There is also an important change in the way that information circulates, which sometimes gives the impression that things are much worse. But I don’t think that the crises are more severe than in the past, it’s just that we know about them now – and much faster. All this information is right there on our phone, computer and TV screens. This has led to an increase in humanitarian funding and development in NGOs. When I started, we worked on the assumption that what we were doing was good for people who had lost everything and therefore there were no questions asked. NGOs have become much more professional in terms of efficiency and management, and have become accountable to their donors more than they were over 30 years ago.

There are improvements that still need to be made, though. There has been an increase in the number of organisations but, while there is overlap in some sectors, there are still gaps in others, and coordination has become almost a monster of bureaucratic process that needs to be simplified. But overall, the professionalisation of the humanitarian community has been positive.

Displaced children at a camp in the Central African Republic (2014)Displaced children at a camp in the Central African Republic (2014)

Does the rate of progress ever frustrate you?
Sure. The frustration right now has been mostly that the number of people displaced by violence has increased dramatically in the past seven years. The level of funding, though it has increased, has not caught up with the need. The ability of the humanitarian community to provide sufficiently qualified staff is now stretched and humanitarian agencies have not had the resources they needed.

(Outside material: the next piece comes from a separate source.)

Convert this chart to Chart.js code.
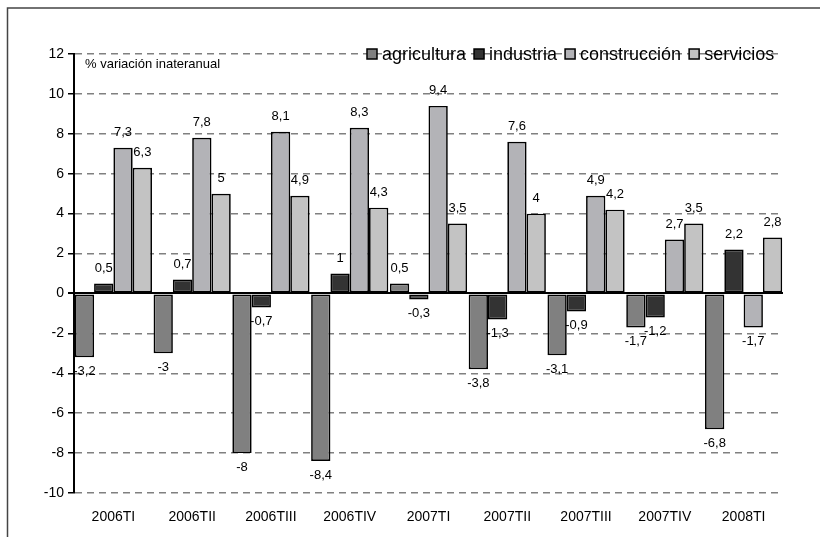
<!DOCTYPE html>
<html>
<head>
<meta charset="utf-8">
<script src="https://cdn.jsdelivr.net/npm/chart.js@4/dist/chart.umd.min.js"></script>
<style>
  body { margin: 0; background: #fff; }
  #wrap { position: relative; width: 820px; height: 537px; }
</style>
</head>
<body>
<div id="wrap"><canvas id="myChart"></canvas></div>
<script>
const trimestres = ['2006TI', '2006TII', '2006TIII', '2006TIV', '2007TI', '2007TII', '2007TIII', '2007TIV', '2008TI']
const agricultura = [-3.2, -3, -8, -8.4, 0.5, -3.8, -3.1, -1.7, -6.8]
const industria = [0.5, 0.7, -0.7, 1, -0.3, -1.3, -0.9, -1.2, 2.2]
const construccion = [7.3, 7.8, 8.1, 8.3, 9.4, 7.6, 4.9, 2.7, -1.7]
const servicios = [6.3, 5, 4.9, 4.3, 3.5, 4, 4.2, 3.5, 2.8]
const series_names = ['agricultura', 'industria', 'construcción', 'servicios']
const colors = ['#808080', '#333333', '#b3b3b7', '#c3c3c3']
const y_title = '% variación inateranual'

const FONT = '"Liberation Sans", Arial, sans-serif'

function make_set(i, values){
    return {
        label: series_names[i],
        data: values,
        backgroundColor: colors[i],
        borderColor: '#000',
        borderWidth: 1.7,
        borderSkipped: false,
        categoryPercentage: 0.98,
        barPercentage: 1
    }
}

// frame, value labels, title and legend
const extras = {
    id: 'extras',
    beforeDraw(chart){
        const c = chart.ctx
        c.save()
        c.strokeStyle = '#444'
        c.lineWidth = 1.5
        c.beginPath()
        c.moveTo(7.5, 537)
        c.lineTo(7.5, 8)
        c.lineTo(820, 8)
        c.stroke()
        c.restore()
    },
    afterDatasetsDraw(chart){
        const c = chart.ctx
        c.save()
        c.font = '13px ' + FONT
        c.fillStyle = '#000'
        c.textAlign = 'center'
        c.textBaseline = 'middle'
        chart.data.datasets.forEach((ds, i) => {
            chart.getDatasetMeta(i).data.forEach((bar, j) => {
                const v = ds.data[j]
                const txt = String(v).replace('.', ',')
                if (v >= 0) c.fillText(txt, bar.x, bar.y - 15)
                else c.fillText(txt, bar.x, bar.y + 14)
            })
        })
        // y title
        c.textAlign = 'left'
        c.fillText(y_title, 85, 64)
        // legend
        c.font = '18px ' + FONT
        let x = 367
        const y = 54
        chart.data.datasets.forEach((ds, i) => {
            c.fillStyle = colors[i]
            c.fillRect(x, y - 5, 10, 10)
            c.strokeStyle = '#000'
            c.lineWidth = 1.5
            c.strokeRect(x, y - 5, 10, 10)
            c.fillStyle = '#000'
            c.fillText(ds.label, x + 15, y + 1)
            x += 15 + c.measureText(ds.label).width + 8
        })
        c.restore()
    }
}

const ctx = document.getElementById('myChart').getContext('2d')
const myChart = new Chart(ctx, {
    type: 'bar',
    data: {
        labels: trimestres,
        datasets: [
            make_set(0, agricultura),
            make_set(1, industria),
            make_set(2, construccion),
            make_set(3, servicios)
        ]
    },
    options: {
        responsive: true,
        maintainAspectRatio: false,
        animation: false,
        layout: { padding: { top: 54, right: 37, left: 0, bottom: 0 } },
        plugins: { legend: { display: false }, tooltip: { enabled: false } },
        scales: {
            x: {
                grid: { display: false },
                border: { display: false },
                ticks: { color: '#000', font: { family: FONT, size: 14 }, padding: 8, maxRotation: 0 },
                afterFit: (scale) => { scale.height = 44 }
            },
            y: {
                min: -10,
                max: 12,
                ticks: { stepSize: 2, color: '#000', font: { family: FONT, size: 14 }, padding: 4 },
                grid: {
                    color: (c) => (c.tick && c.tick.value === 0) ? '#000' : '#808080',
                    lineWidth: (c) => (c.tick && c.tick.value === 0) ? 2 : 1.5,
                    tickColor: '#000',
                    tickLength: 6
                },
                border: {
                    display: true,
                    color: '#000',
                    width: 2,
                    dash: (c) => (c.tick && c.tick.value !== 0) ? [7, 5] : []
                },
                afterFit: (scale) => { scale.width = 74 }
            }
        }
    },
    plugins: [extras]
})
</script>
</body>
</html>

One of the reasons for the tremendous displacements is twofold. One is that we have a series of new crises that have come up in the past year, one after the other: South Sudan, Iraq, Central Africa, Syria. At the same time, old crises are not finding resolution. A large number of Afghan and Somali refugees and those from the Democratic Republic of Congo were displaced some 20 years ago. When I was working with Doctors Without Borders in Cambodia, the average time a person was displaced was between three and four years; now it’s over 17 years. Seven years ago there were four serious civil wars in the world, today there are eleven.

Displaced children in the PhilippinesDisplaced children in the Philippines

How do you deal with it every day?
We try to be practical and focus on what we can change. Last year we went to Chad, where there are refugees from Darfur. Nobody talks about Darfur any more. We were able to restore some of the humanitarian funding and to get development agencies to look at livelihoods for these people; we were able to make an impact. On a broader level, there is a whole series of initiatives set up for this year. We hope that these movements will encourage governments across the world to address these issues as seriously as climate change or nuclear power.

How do we make refugee crises matter to people?
By telling individual stories. As long as we only manage statistics and countries of origin people will think, “Oh, we’re talking hundreds of thousands of people”, or “They come from the Middle East”. We’re not talking about individual experiences and what each person has gone through. These people had lives similar to ours, which were then suddenly taken away by a maelstrom of violence. They’re now just trying to make a life for themselves and their families. Recently, I had an experience where someone said, “I’m against Syrian refugees, but I’m not against x and y, because I know x and y’s stories.”

As soon as people understand what refugees have gone through and that they had no choice, that they’ve lost people they love and sometimes even all their resources, that they’re completely desperate and see no future, I think public opinion will become more sympathetic. There is a danger in manipulating just numbers and statistics. I keep on telling people that when the UN says there are 60 million displaced people, this is not a statistic, this is 60 million individual tragedies. We must not forget this.